I read somewhere that "Pilgrim's gonna make levelling cooking easy", but as I don't have any char below 370 cooking on my main server (and didn't bother to look anywhere else) I wouldn't even have noticed if it's true.
If it was really such a pain to level, I wouldn't have done it on every class. Like I only have 1 high-level Fisherman, because that IS a pain to level.
 
"Funny story... about doing the dishes"

If you consider playing a particular video game analogous to washing the dishes, I'd say you need to find a different genre of video game to play.
 
Obviously the great equalizing reset button comes in every once in awhile to help new players catch up. This is great for things like getting raid-geared or pvp-geared, as these activities offten require the cooperation of countless other players, and when the necessary dungeons are outdated, or the rest of the population is already in high PvP style, the task can be too daunting.

With cooking however, this is not the case. Cooking is something a player can do alone and on his own schedule. While I won't argue that there should not have been SOME implementation to make the cooking leveling system more accessible, this is just ridiculously easy and incredibly trivializing of the entire profession, not to mention a huge spit in the face of all players who dumped in tens of hours and hundreds of gold to level their cooking.
 
Rhii, why did you allow yourself to start grinding at all?
 
@Anonymous:
"Funny story... about doing the dishes:

My grandmother boiled water on the stove, put it in a big bowl without drainpipe.

My mother took hot tap water and did the dishes in the sink.

My wife has a nice dishwasher.

I expect my daughter to use a magic wand ;-)"

Different things entirely.

One is a chore that nobody wants to do, but needs to be done.

The other is a game we pay to do things in because we enjoy it.

If your game is a 'chore' you shouldn't be playing it.

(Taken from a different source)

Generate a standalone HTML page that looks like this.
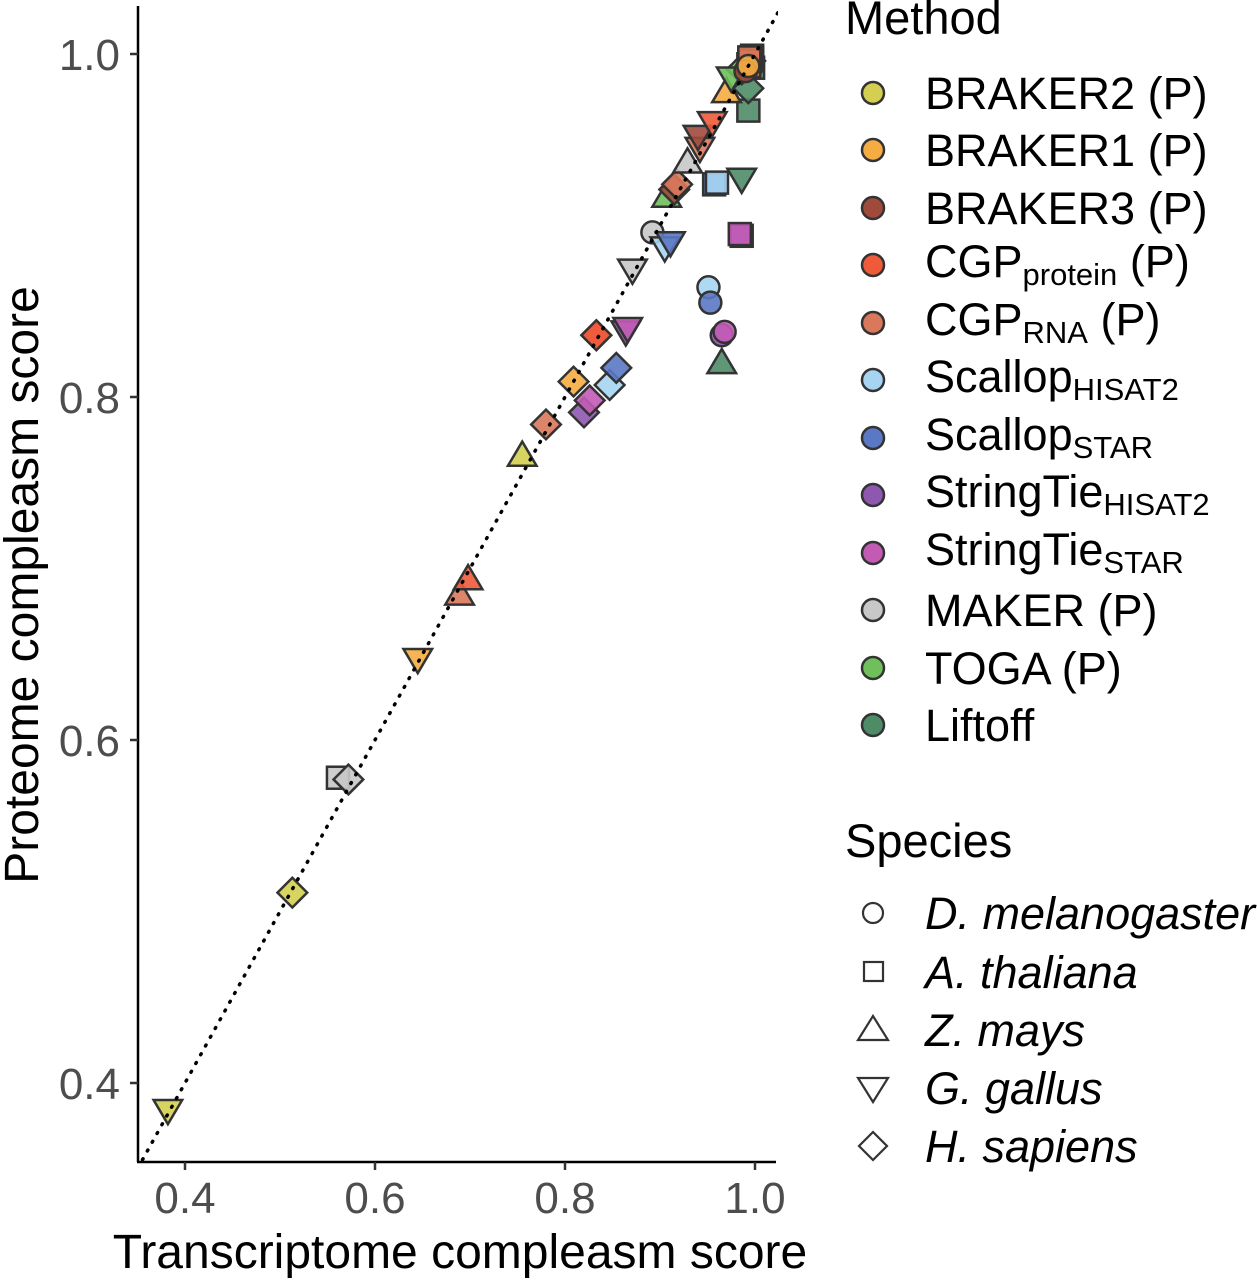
<!DOCTYPE html>
<html><head><meta charset="utf-8">
<style>
html,body{margin:0;padding:0;background:#fff;}
svg{display:block;font-family:"Liberation Sans",Arial,sans-serif;}
</style></head>
<body>
<svg id="chart" width="1257" height="1280" viewBox="0 0 1257 1280">
<defs><clipPath id="plotclip"><rect x="138" y="8" width="640" height="1154"/></clipPath></defs>
<g id="plot" clip-path="url(#plotclip)"></g>
<g id="axes"></g>
</svg>
<script>
const methods = ["BRAKER2 (P)","BRAKER1 (P)","BRAKER3 (P)","CGPprotein (P)","CGPRNA (P)","ScallopHISAT2","ScallopSTAR","StringTieHISAT2","StringTieSTAR","MAKER (P)","TOGA (P)","Liftoff"];
const methodColors = ["#d4cf50","#f5ac43","#a04a3c","#ee5a3a","#d9785a","#a6d4f2","#5b78c4","#8e58b0","#c35bb5","#c8c8c8","#6fbf5a","#4e8c68"];
const species = ["D. melanogaster","A. thaliana","Z. mays","G. gallus","H. sapiens"];
const speciesShapes = ["circle","square","triangle","down","diamond"];
const xTicks = [0.4,0.6,0.8,1.0];
const yTicks = [0.4,0.6,0.8,1.0];
const ptMethod =  [0,0,1,1,2,9,9,10,11,3,4,0,9,9,1,4,3,7,8,5,6,3,7,8,9,9,5,6,10,2,4,9,4,2,3,6,5,11,7,8,5,6,7,8,11,11,1,11,10,10,0,1,2,3,4,10,2,1];
const ptSpecies = [3,4,4,1,1,1,1,1,1,1,1,2,1,4,3,2,2,4,4,4,4,4,3,3,3,0,3,3,2,4,4,2,3,3,3,1,1,3,1,1,0,0,0,0,2,1,2,4,4,3,1,1,1,1,1,0,0,0];
const ptX = [0.382,0.513,0.995,0.996,0.994,0.993,0.995,0.997,0.998,0.994,0.995,0.755,0.561,0.572,0.645,0.689,0.698,0.820,0.826,0.847,0.854,0.833,0.864,0.866,0.871,0.892,0.905,0.911,0.907,0.915,0.918,0.929,0.942,0.940,0.955,0.957,0.960,0.986,0.986,0.984,0.951,0.953,0.965,0.968,0.965,0.993,0.970,0.993,0.986,0.975,0.996,0.997,0.996,0.995,0.994,0.992,0.990,0.993];
const ptY = [0.384,0.511,0.996,0.998,0.995,0.994,0.997,0.999,0.992,0.993,0.996,0.766,0.578,0.577,0.647,0.685,0.694,0.791,0.798,0.807,0.817,0.836,0.838,0.840,0.874,0.896,0.887,0.890,0.917,0.921,0.924,0.937,0.945,0.952,0.960,0.924,0.925,0.927,0.894,0.895,0.864,0.855,0.836,0.838,0.820,0.967,0.978,0.980,0.991,0.986,0.997,0.998,0.997,0.996,0.998,0.992,0.990,0.993];
const exMethod = [1,4,3];
const exSpecies = [4,4,4];
const exX = [0.809,0.780,0.833];
const exY = [0.809,0.784,0.836];

const NS="http://www.w3.org/2000/svg";
function xs(v){return 185+(v-0.4)*950;}
function ys(v){return 1083-(v-0.4)*1715;}
function el(tag,attrs,parent){const e=document.createElementNS(NS,tag);for(const k in attrs)e.setAttribute(k,attrs[k]);parent.appendChild(e);return e;}
function shape(kind,cx,cy,s,fill,stroke,sw,parent){
  let e;
  if(kind==="circle") e=el("circle",{cx:cx,cy:cy,r:s},parent);
  else if(kind==="square") e=el("rect",{x:cx-s,y:cy-s,width:2*s,height:2*s},parent);
  else if(kind==="triangle") e=el("polygon",{points:`${cx},${cy-s*1.25} ${cx-s*1.3},${cy+s*0.95} ${cx+s*1.3},${cy+s*0.95}`},parent);
  else if(kind==="down") e=el("polygon",{points:`${cx},${cy+s*1.25} ${cx-s*1.3},${cy-s*0.95} ${cx+s*1.3},${cy-s*0.95}`},parent);
  else e=el("polygon",{points:`${cx},${cy-s*1.35} ${cx+s*1.35},${cy} ${cx},${cy+s*1.35} ${cx-s*1.35},${cy}`},parent);
  e.setAttribute("fill",fill);e.setAttribute("stroke",stroke);e.setAttribute("stroke-width",sw);
  return e;
}
const plot=document.getElementById("plot"), axes=document.getElementById("axes");
const allM=ptMethod.concat(exMethod), allS=ptSpecies.concat(exSpecies), allX=ptX.concat(exX), allY=ptY.concat(exY);
for(let i=0;i<allM.length;i++){
  const p=shape(speciesShapes[allS[i]],xs(allX[i]),ys(allY[i]),11,methodColors[allM[i]],"#333",2.5,plot);
  p.setAttribute("fill-opacity","0.9");
  
  
}
const dl=el("line",{x1:xs(0.34),y1:ys(0.34),x2:xs(1.04),y2:ys(1.04),stroke:"#000","stroke-width":3.5,"stroke-dasharray":"1 9","stroke-linecap":"round"},plot);


const ya=el("line",{x1:138,y1:6,x2:138,y2:1162,stroke:"#000","stroke-width":2.5},axes);


const xa=el("line",{x1:137,y1:1162,x2:776,y2:1162,stroke:"#000","stroke-width":2.5},axes);


xTicks.forEach(v=>{
  el("line",{x1:xs(v),y1:1162,x2:xs(v),y2:1170,stroke:"#333","stroke-width":2.5},axes);
  const t=el("text",{x:xs(v),y:1213,"text-anchor":"middle","font-size":44,fill:"#4d4d4d"},axes);t.textContent=v.toFixed(1);
  
  
});
yTicks.forEach(v=>{
  el("line",{x1:130,y1:ys(v),x2:138,y2:ys(v),stroke:"#333","stroke-width":2.5},axes);
  const t=el("text",{x:120,y:ys(v)+16,"text-anchor":"end","font-size":44,fill:"#4d4d4d"},axes);t.textContent=v.toFixed(1);
  
  
});
</script>
<svg style="position:absolute;left:0;top:0" width="1257" height="1280">
<text x="460" y="1268" text-anchor="middle" font-size="48" font-family="Liberation Sans, sans-serif">Transcriptome compleasm score</text>
<text transform="translate(38,585) rotate(-90)" text-anchor="middle" font-size="48" font-family="Liberation Sans, sans-serif">Proteome compleasm score</text>
<g font-family="Liberation Sans, sans-serif" font-size="45">
<text x="845" y="34" font-size="47">Method</text>
<g><circle cx="873" cy="93" r="11" fill="#d4cf50" stroke="#333" stroke-width="2.5"/><text x="925" y="109">BRAKER2 (P)</text></g>
<g><circle cx="873" cy="150" r="11" fill="#f5ac43" stroke="#333" stroke-width="2.5"/><text x="925" y="166">BRAKER1 (P)</text></g>
<g><circle cx="873" cy="208" r="11" fill="#a04a3c" stroke="#333" stroke-width="2.5"/><text x="925" y="224">BRAKER3 (P)</text></g>
<g><circle cx="873" cy="265" r="11" fill="#ee5a3a" stroke="#333" stroke-width="2.5"/><text x="925" y="277">CGP<tspan font-size="31" dy="8">protein</tspan><tspan dy="-8"> (P)</tspan></text></g>
<g><circle cx="873" cy="323" r="11" fill="#d9785a" stroke="#333" stroke-width="2.5"/><text x="925" y="335">CGP<tspan font-size="31" dy="8">RNA</tspan><tspan dy="-8"> (P)</tspan></text></g>
<g><circle cx="873" cy="380" r="11" fill="#a6d4f2" stroke="#333" stroke-width="2.5"/><text x="925" y="392">Scallop<tspan font-size="31" dy="8">HISAT2</tspan></text></g>
<g><circle cx="873" cy="438" r="11" fill="#5b78c4" stroke="#333" stroke-width="2.5"/><text x="925" y="450">Scallop<tspan font-size="31" dy="8">STAR</tspan></text></g>
<g><circle cx="873" cy="495" r="11" fill="#8e58b0" stroke="#333" stroke-width="2.5"/><text x="925" y="507">StringTie<tspan font-size="31" dy="8">HISAT2</tspan></text></g>
<g><circle cx="873" cy="553" r="11" fill="#c35bb5" stroke="#333" stroke-width="2.5"/><text x="925" y="565">StringTie<tspan font-size="31" dy="8">STAR</tspan></text></g>
<g><circle cx="873" cy="610" r="11" fill="#c8c8c8" stroke="#333" stroke-width="2.5"/><text x="925" y="626">MAKER (P)</text></g>
<g><circle cx="873" cy="668" r="11" fill="#6fbf5a" stroke="#333" stroke-width="2.5"/><text x="925" y="684">TOGA (P)</text></g>
<g><circle cx="873" cy="725" r="11" fill="#4e8c68" stroke="#333" stroke-width="2.5"/><text x="925" y="741">Liftoff</text></g>
<text x="845" y="857" font-size="47">Species</text>
<g font-style="italic">
<g><circle cx="873" cy="913" r="10" fill="none" stroke="#333" stroke-width="2.2"/><text x="925" y="929">D. melanogaster</text></g>
<g><rect x="864" y="962" width="19" height="19" fill="none" stroke="#333" stroke-width="2.2"/><text x="925" y="988">A. thaliana</text></g>
<g><polygon points="873,1016 858,1040 888,1040" fill="none" stroke="#333" stroke-width="2.2"/><text x="925" y="1046">Z. mays</text></g>
<g><polygon points="873,1102 858,1078 888,1078" fill="none" stroke="#333" stroke-width="2.2"/><text x="925" y="1104">G. gallus</text></g>
<g><polygon points="873,1132 887,1146 873,1160 859,1146" fill="none" stroke="#333" stroke-width="2.2"/><text x="925" y="1162">H. sapiens</text></g>
</g>
</g>
</svg>
</body></html>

And for me, Toxic hit the nail on the head with the Kazoo comment. Perfect.
 
What's the news? It's powerlevelling a tradeskill - something that has been around for some time now, and endorsed by Blizzard (check the powerlevelling guide in the official professions, praised and promptly made a sticky by a blue). You didnt' complain when you went from 1-450 in Blacks mithing within 30 minutes did you? It's the same thing. Don't mention the cost, it's just 2-3 BoE epics from your average boss and some AH shopping.
 
Hey Tobold love the blog but how many people playing WOW are new to the game. I think making things easier to level for alts is another way of Blizzard keeping the existing player population happy because in reality that is the true player base.
 
Wow! I didn't even know we could do this! I have been playing for 5 years and still do not have max cooking or fishing for any of my 6 80's lol. Its just not that big of a deal to me I can always get what I need off the AH for trivial gold. However having said that I may check into this and level up one of my toons with cooking.
 
I loved this. I have two toons that have cooking over 300 (over 400 really) out of 8 regularly played toons. This allows me to have every toon get within pretty easy shot of being able to provide feasts for raids which I have never done. Tired of sponging off guildies (they refuse compensation), but having to level cooking by hand is hard and boring. Been there done that. Now if they can nerf fishing.
 
Blizzard continues its tradition of pratically giving away for nothing what other people have worked hard for. There is basically no reason to play this game any longer, since nothing achieved has any lasting value.